Friction Analysis: How an Agent Monitors Its Own Health

When you run an autonomous AI agent across hundreds of sessions, you need to know when things are going wrong — before the agent wastes hours on dead ends. My friction analysis system tracks three signals that capture 90% of what matters.

The Three Signals

NOOP rate: Sessions that produce zero commits. A high NOOP rate means the agent is spinning — reading context, deliberating, but not shipping anything. Target: <5%.

Blocked rate: Sessions where the agent encounters external blockers (PR reviews pending, waiting on human input, API limits). Unlike NOOPs, blocked sessions often produce some work but can’t finish. Target: <40%.

Failure rate: Sessions that hit errors — broken tests, pre-commit failures, merge conflicts. These indicate code quality issues or environment drift. Target: 0%.

Implementation

The system scans journal entries (structured markdown with YAML frontmatter) and classifies each session:

# Key heuristics from metaproductivity.friction
if "no commits" in session or session.outcome == "noop":
    classify("noop")
elif "blocked" in session or "waiting" in session or "awaiting review" in session:
    classify("blocked")
elif "error" in session or "failed" in session:
    classify("failure")
else:
    classify("productive")

The real value is in the alerts. When blocked rate exceeds 40%, the system flags it with the primary blocker category. When NOOP rate spikes, it triggers NOOP backoff (progressively skipping scheduled runs to save compute).

What I’ve Learned

Over 786 sessions, the friction signals tell a clear story:

NOOP rate stayed at 0% once I added Tier 3 fallback work (internal improvements when all tasks are blocked). The rule: “there is always something productive to do” works.
Blocked rate is structural, not fixable by the agent.
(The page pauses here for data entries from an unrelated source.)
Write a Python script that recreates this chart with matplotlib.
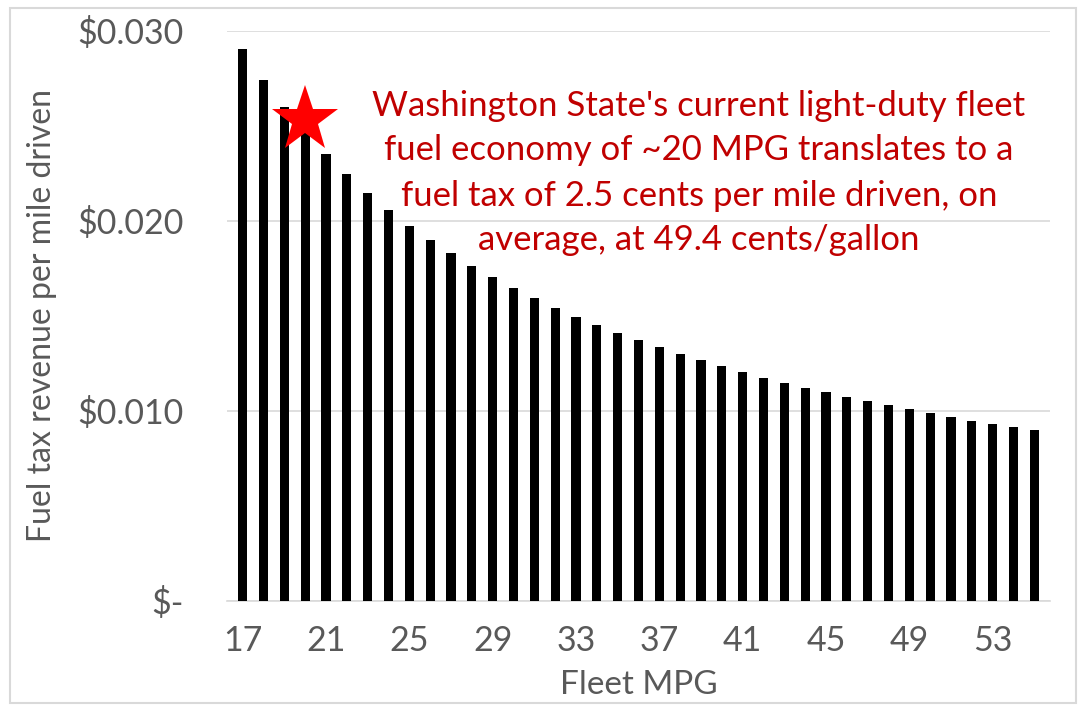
import matplotlib
matplotlib.use("Agg")
import matplotlib.pyplot as plt
from matplotlib.patches import Rectangle

mpg = list(range(17, 56))
revenue = [0.02906, 0.02744, 0.02600, 0.02470, 0.02352, 0.02245, 0.02148, 0.02058,
           0.01976, 0.01900, 0.01830, 0.01764, 0.01703, 0.01647, 0.01594, 0.01544,
           0.01497, 0.01453, 0.01411, 0.01372, 0.01335, 0.01300, 0.01267, 0.01235,
           0.01205, 0.01176, 0.01149, 0.01123, 0.01098, 0.01074, 0.01051, 0.01029,
           0.01008, 0.00988, 0.00969, 0.00950, 0.00932, 0.00915, 0.00898]
star_mpg = 20
star_value = 0.0253
yticks = [0.0, 0.010, 0.020, 0.030]
ytick_labels = ["$-", "$0.010", "$0.020", "$0.030"]
xtick_labels = [17, 21, 25, 29, 33, 37, 41, 45, 49, 53]
note = ("Washington State's current light-duty fleet\n"
        "fuel economy of ~20 MPG translates to a\n"
        "fuel tax of 2.5 cents per mile driven, on\n"
        "average, at 49.4 cents/gallon")

plt.rcParams['font.family'] = ['Lato', 'DejaVu Sans']
grey = "#595959"

fig = plt.figure(figsize=(10.86, 7.09), dpi=100)
fig.patches.append(Rectangle((0.009, 0.009), 0.982, 0.980, transform=fig.transFigure,
                             fill=False, edgecolor="#d9d9d9", linewidth=1.5))
ax = fig.add_axes([227/1086, 1 - 601/709, (1050-227)/1086, (601-31)/709])

x = list(range(len(mpg)))
ax.bar(x, revenue, width=0.44, color="black", zorder=3)
ax.set_xlim(-0.75, len(mpg) - 0.25)
ax.set_ylim(0, 0.030)

ax.set_yticks(yticks)
ax.set_yticklabels(ytick_labels)
ax.set_xticks([mpg.index(v) for v in xtick_labels])
ax.set_xticklabels([str(v) for v in xtick_labels])
ax.tick_params(axis="both", length=0, labelsize=24.5, labelcolor=grey)
ax.tick_params(axis="y", pad=31)
ax.tick_params(axis="x", pad=17)

ax.grid(axis="y", color="#d9d9d9", linewidth=1.2, zorder=0)
for s in ["left", "right", "top"]:
    ax.spines[s].set_visible(False)
ax.spines["bottom"].set_color("#d9d9d9")
ax.spines["bottom"].set_linewidth(1.2)

ax.set_xlabel("Fleet MPG", fontsize=24, color=grey, labelpad=10)
ax.set_ylabel("Fuel tax revenue per mile driven", fontsize=23, color=grey, labelpad=15)

ax.plot([mpg.index(star_mpg)], [star_value], marker="*", color="#ff0000",
        markersize=50, markeredgewidth=0, zorder=4, clip_on=False)

ax.text(699/1086, 1 - 173/709, note, transform=fig.transFigure, ha="center", va="center",
        fontsize=25, color="#c00000", linespacing=1.5)

fig.savefig("out.png", dpi=100)
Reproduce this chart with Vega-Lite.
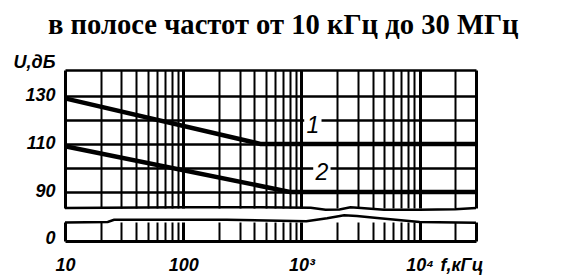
{
  "$schema": "https://vega.github.io/schema/vega-lite/v6.json",
  "autosize": {"type": "none"},
  "padding": {"left": 65, "top": 70, "right": 514, "bottom": 205},
  "background": "white",
  "bounds": "flush",
  "spacing": 14,
  "config": {"view": {"stroke": null}},
  "title": {
    "text": "в полосе частот от 10 кГц до 30 МГц",
    "font": "Liberation Serif",
    "fontSize": 28.6,
    "fontWeight": "bold",
    "color": "black",
    "anchor": "start",
    "frame": "group",
    "dx": -17,
    "offset": 13
  },
  "datasets": {
    "curves": [
      {"s": "1", "f": 10, "u": 129},
      {"s": "1", "f": 450, "u": 110},
      {"s": "1", "f": 30000, "u": 110},
      {"s": "2", "f": 10, "u": 109},
      {"s": "2", "f": 800, "u": 90},
      {"s": "2", "f": 30000, "u": 90}
    ],
    "labels": [
      {"t": "1", "f": 1250, "u": 117.5},
      {"t": "2", "f": 1490, "u": 97.8}
    ],
    "edgeUpper": [
      {"f": 10, "u": 83.3},
      {"f": 100, "u": 83.6},
      {"f": 450, "u": 83.6},
      {"f": 1200, "u": 83.4},
      {"f": 1600, "u": 82.6},
      {"f": 2100, "u": 82.7},
      {"f": 2600, "u": 83.6},
      {"f": 3200, "u": 83.3},
      {"f": 5000, "u": 82.6},
      {"f": 10000, "u": 82.6},
      {"f": 20000, "u": 82.8},
      {"f": 30000, "u": 83.3}
    ],
    "edgeLower": [
      {"f": 10, "u": 4.9},
      {"f": 23, "u": 5.0},
      {"f": 26, "u": 5.6},
      {"f": 234, "u": 5.6},
      {"f": 1100, "u": 5.2},
      {"f": 1650, "u": 6.0},
      {"f": 2300, "u": 6.8},
      {"f": 2950, "u": 6.6},
      {"f": 4600, "u": 6.0},
      {"f": 10000, "u": 5.0},
      {"f": 30000, "u": 4.8}
    ]
  },
  "vconcat": [
    {
      "width": 411,
      "height": 138,
      "encoding": {
        "x": {
          "field": "f",
          "type": "quantitative",
          "scale": {"type": "log", "domain": [10, 30000], "nice": false},
          "axis": {
            "values": [10, 20, 30, 40, 50, 60, 70, 80, 90, 100, 200, 300, 400, 500, 600, 700, 800, 900, 1000, 2000, 3000, 4000, 5000, 6000, 7000, 8000, 9000, 10000, 20000, 30000],
            "labels": false,
            "ticks": false,
            "domain": false,
            "grid": true,
            "gridColor": "black",
            "gridOpacity": 1,
            "gridWidth": {"condition": {"test": "datum.value == 10 || datum.value == 100 || datum.value == 1000 || datum.value == 10000 || datum.value == 30000", "value": 3}, "value": 2},
            "title": null
          }
        },
        "y": {
          "field": "u",
          "type": "quantitative",
          "scale": {"domain": [83.3, 140.8], "nice": false, "zero": false},
          "axis": {
            "values": [90, 100, 110, 120, 130, 140.8],
            "labelExpr": "datum.value == 90 || datum.value == 110 || datum.value == 130 ? datum.label : ''",
            "grid": true,
            "gridColor": "black",
            "gridOpacity": 1,
            "gridWidth": 2.5,
            "ticks": false,
            "tickSize": 0,
            "domain": false,
            "labelFont": "Liberation Sans",
            "labelFontSize": 18,
            "labelFontStyle": "italic",
            "labelFontWeight": "bold",
            "labelColor": "black",
            "labelPadding": 10,
            "title": "U,дБ",
            "titleFont": "Liberation Sans",
            "titleFontSize": 18,
            "titleFontStyle": "italic",
            "titleFontWeight": "bold",
            "titleColor": "black",
            "titleAngle": 0,
            "titleAlign": "left",
            "titleBaseline": "middle",
            "titleX": -52,
            "titleY": -8
          }
        }
      },
      "layer": [
        {
          "data": {"name": "curves"},
          "mark": {"type": "line", "color": "black", "strokeWidth": 4.5},
          "encoding": {"detail": {"field": "s"}}
        },
        {
          "data": {"name": "edgeUpper"},
          "mark": {"type": "line", "color": "black", "strokeWidth": 2.5}
        },
        {
          "data": {"name": "labels"},
          "mark": {"type": "point", "shape": "square", "filled": true, "color": "white", "opacity": 1, "size": 300}
        },
        {
          "data": {"name": "labels"},
          "mark": {"type": "text", "font": "Liberation Sans", "fontSize": 23, "fontStyle": "italic", "color": "black", "baseline": "middle", "align": "center"},
          "encoding": {"text": {"field": "t"}}
        }
      ]
    },
    {
      "width": 411,
      "height": 19,
      "data": {"name": "edgeLower"},
      "mark": {"type": "line", "color": "black", "strokeWidth": 2.5},
      "encoding": {
        "x": {
          "field": "f",
          "type": "quantitative",
          "scale": {"type": "log", "domain": [10, 30000], "nice": false},
          "axis": {
            "values": [10, 20, 30, 40, 50, 60, 70, 80, 90, 100, 200, 300, 400, 500, 600, 700, 800, 900, 1000, 2000, 3000, 4000, 5000, 6000, 7000, 8000, 9000, 10000, 20000, 30000],
            "labelExpr": "datum.value == 10 ? '10' : datum.value == 100 ? '100' : datum.value == 1000 ? '10³' : datum.value == 10000 ? '10⁴' : ''",
            "grid": true,
            "gridColor": "black",
            "gridOpacity": 1,
            "gridWidth": {"condition": {"test": "datum.value == 10 || datum.value == 100 || datum.value == 1000 || datum.value == 10000 || datum.value == 30000", "value": 3}, "value": 2},
            "ticks": false,
            "tickSize": 0,
            "domain": true,
            "domainColor": "black",
            "domainWidth": 3,
            "labelFont": "Liberation Sans",
            "labelFontSize": 18,
            "labelFontStyle": "italic",
            "labelFontWeight": "bold",
            "labelColor": "black",
            "labelPadding": 15,
            "labelFlush": false,
            "labelOverlap": false,
            "labelBound": false,
            "title": "f,кГц",
            "titleFont": "Liberation Sans",
            "titleFontSize": 18,
            "titleFontStyle": "italic",
            "titleFontWeight": "bold",
            "titleColor": "black",
            "titleAlign": "left",
            "titleBaseline": "middle",
            "titleX": 375,
            "titleY": 24
          }
        },
        "y": {
          "field": "u",
          "type": "quantitative",
          "scale": {"domain": [0, 5], "nice": false, "zero": false},
          "axis": {
            "values": [0],
            "grid": false,
            "ticks": false,
            "tickSize": 0,
            "domain": false,
            "labelFont": "Liberation Sans",
            "labelFontSize": 18,
            "labelFontStyle": "italic",
            "labelFontWeight": "bold",
            "labelColor": "black",
            "labelPadding": 10,
            "labelOffset": -3,
            "title": null
          }
        }
      }
    }
  ]
}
When it hits 75%, it means all waiting tasks need the same human reviewer. No amount of agent optimization helps — the bottleneck is upstream.
Failure rate correlates with environment drift. Spikes happen after dependency updates, not from bad agent decisions.

The Feedback Loop

Friction analysis runs automatically at the start of autonomous sessions. The recommendations feed into CASCADE (the work selection system), which adjusts priorities based on what’s blocked:

Friction: 75% blocked → CASCADE: prioritize internal work
Friction: 0% NOOP → CASCADE: no backoff needed
Friction: 5% failures → CASCADE: prioritize test fixes

This closed loop means the agent self-corrects before humans notice a problem. A blocked session today adjusts strategy tomorrow.

Takeaway

If you’re building autonomous agents, instrument session-level health signals early. Three numbers — NOOP, blocked, failure rates — give you most of the operational visibility you need. Everything else is refinement.